Funke has made Tre Dita the house of pasta, and he’s not always home, but clearly that can work. When I went, the legendary chef Jean Joho, formerly of Everest and now a partner, was at the pass. I hope this young restaurant rises to those heights, with the pasta maestro as an older chef mentoring that pass or another someday.

Tre Dita

401 E. Wacker Drive (in The St Regis Chicago hotel, 2nd floor)

Open: Restaurant daily 5 to 9:30 p.m. Bar Sunday to Thursday 4 to 10 p.m., cocktails until midnight; Friday and Saturday to 11 p.m., cocktails until 1 a.m.

Prices: $11 (schiacciata bianca), $27 (pici cacio e pepe), $36 (gnudi di spinaci), $42 (tagliatelle al ragù), $76 (tagliata di manzo), $19 (tiramisù classica), $26 (Tre cocktail)

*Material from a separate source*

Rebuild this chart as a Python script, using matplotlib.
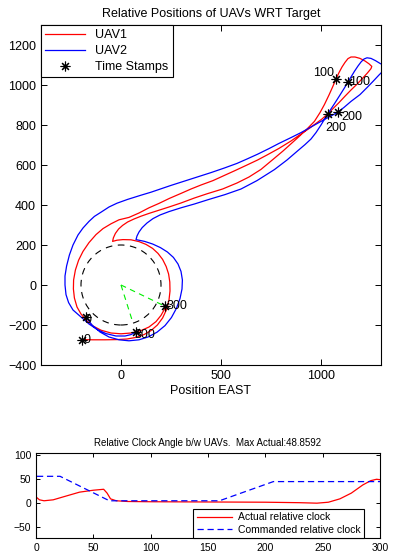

Noise: Conversation-friendly

Accessibility: Wheelchair accessible by elevator with restrooms on single level

Tribune rating: Very good to excellent, two and a half stars

Ratings key: Four stars, outstanding; three stars, excellent; two stars, very good; one star, good; no stars, unsatisfactory. Meals are paid for by the Tribune.